──────── DATA EXCERPTS ────────
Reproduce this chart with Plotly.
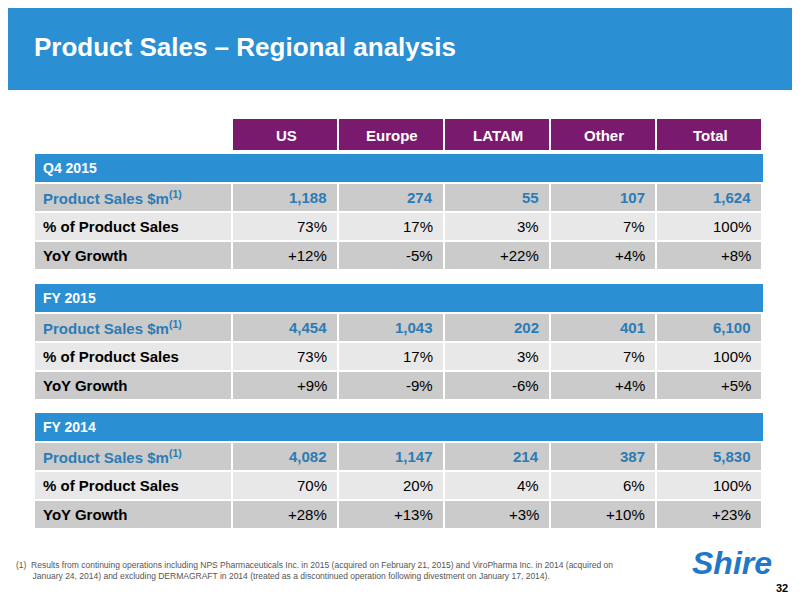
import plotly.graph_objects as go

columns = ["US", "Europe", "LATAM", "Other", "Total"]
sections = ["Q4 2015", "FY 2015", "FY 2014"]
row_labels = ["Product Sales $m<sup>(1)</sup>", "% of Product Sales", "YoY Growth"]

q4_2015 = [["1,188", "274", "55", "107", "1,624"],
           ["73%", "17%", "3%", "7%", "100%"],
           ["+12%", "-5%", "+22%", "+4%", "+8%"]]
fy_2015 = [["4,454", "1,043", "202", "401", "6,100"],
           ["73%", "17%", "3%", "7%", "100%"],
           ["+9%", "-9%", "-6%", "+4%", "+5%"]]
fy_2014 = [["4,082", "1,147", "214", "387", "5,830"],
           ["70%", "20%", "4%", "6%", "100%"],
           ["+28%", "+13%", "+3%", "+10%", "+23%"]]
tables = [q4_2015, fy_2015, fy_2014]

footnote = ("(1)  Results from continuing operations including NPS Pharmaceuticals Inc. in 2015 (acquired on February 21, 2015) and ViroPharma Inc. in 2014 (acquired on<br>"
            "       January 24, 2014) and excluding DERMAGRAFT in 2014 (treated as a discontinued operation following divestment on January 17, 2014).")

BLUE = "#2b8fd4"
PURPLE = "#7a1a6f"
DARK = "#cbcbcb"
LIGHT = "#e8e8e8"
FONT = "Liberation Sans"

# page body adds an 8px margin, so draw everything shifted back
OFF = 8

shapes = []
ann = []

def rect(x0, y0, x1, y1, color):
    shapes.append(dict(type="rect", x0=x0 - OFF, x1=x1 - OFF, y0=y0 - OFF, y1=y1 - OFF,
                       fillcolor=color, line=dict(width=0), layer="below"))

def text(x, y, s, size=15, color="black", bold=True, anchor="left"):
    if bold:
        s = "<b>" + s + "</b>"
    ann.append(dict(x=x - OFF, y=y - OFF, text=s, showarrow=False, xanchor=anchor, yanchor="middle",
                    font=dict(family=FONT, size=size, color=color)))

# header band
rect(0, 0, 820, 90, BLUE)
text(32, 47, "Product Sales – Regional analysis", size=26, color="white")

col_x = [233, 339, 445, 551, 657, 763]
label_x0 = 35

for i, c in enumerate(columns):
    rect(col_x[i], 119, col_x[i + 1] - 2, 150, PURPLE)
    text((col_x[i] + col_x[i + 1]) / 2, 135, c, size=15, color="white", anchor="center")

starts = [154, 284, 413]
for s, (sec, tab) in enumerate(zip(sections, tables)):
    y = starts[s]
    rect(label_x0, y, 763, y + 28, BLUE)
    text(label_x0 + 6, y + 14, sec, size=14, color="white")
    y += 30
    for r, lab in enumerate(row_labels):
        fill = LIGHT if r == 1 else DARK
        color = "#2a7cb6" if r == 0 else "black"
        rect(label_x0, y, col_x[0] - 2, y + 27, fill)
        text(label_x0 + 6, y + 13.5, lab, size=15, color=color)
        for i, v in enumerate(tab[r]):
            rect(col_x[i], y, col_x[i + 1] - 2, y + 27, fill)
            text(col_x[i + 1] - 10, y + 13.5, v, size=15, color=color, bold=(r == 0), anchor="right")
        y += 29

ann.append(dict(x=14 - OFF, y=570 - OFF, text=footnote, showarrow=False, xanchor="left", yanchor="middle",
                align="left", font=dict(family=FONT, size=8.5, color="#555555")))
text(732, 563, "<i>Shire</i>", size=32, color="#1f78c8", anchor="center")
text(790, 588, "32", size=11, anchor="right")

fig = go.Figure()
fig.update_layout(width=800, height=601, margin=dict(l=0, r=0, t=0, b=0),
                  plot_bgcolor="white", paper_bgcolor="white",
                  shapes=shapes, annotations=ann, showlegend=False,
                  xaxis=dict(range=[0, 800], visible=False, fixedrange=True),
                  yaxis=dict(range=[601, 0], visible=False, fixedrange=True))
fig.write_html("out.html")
────────
──────── DATA EXCERPTS ────────
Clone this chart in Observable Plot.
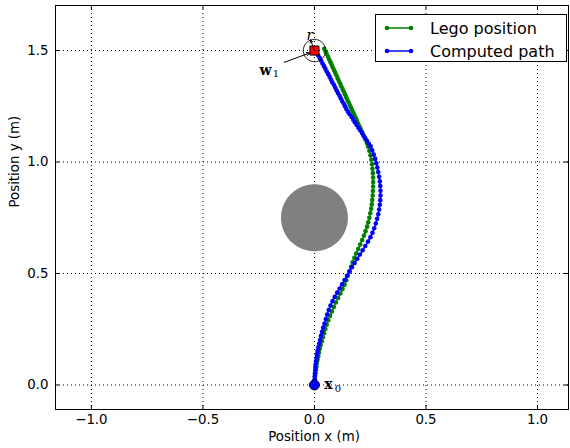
────────
### DESCRIPTION OF THE TASK
Copy all lines of the listing above that contain the string "this".

### CORRECT ANSWER
Reproduce this chart with Plotly.
Clone this chart in Observable Plot.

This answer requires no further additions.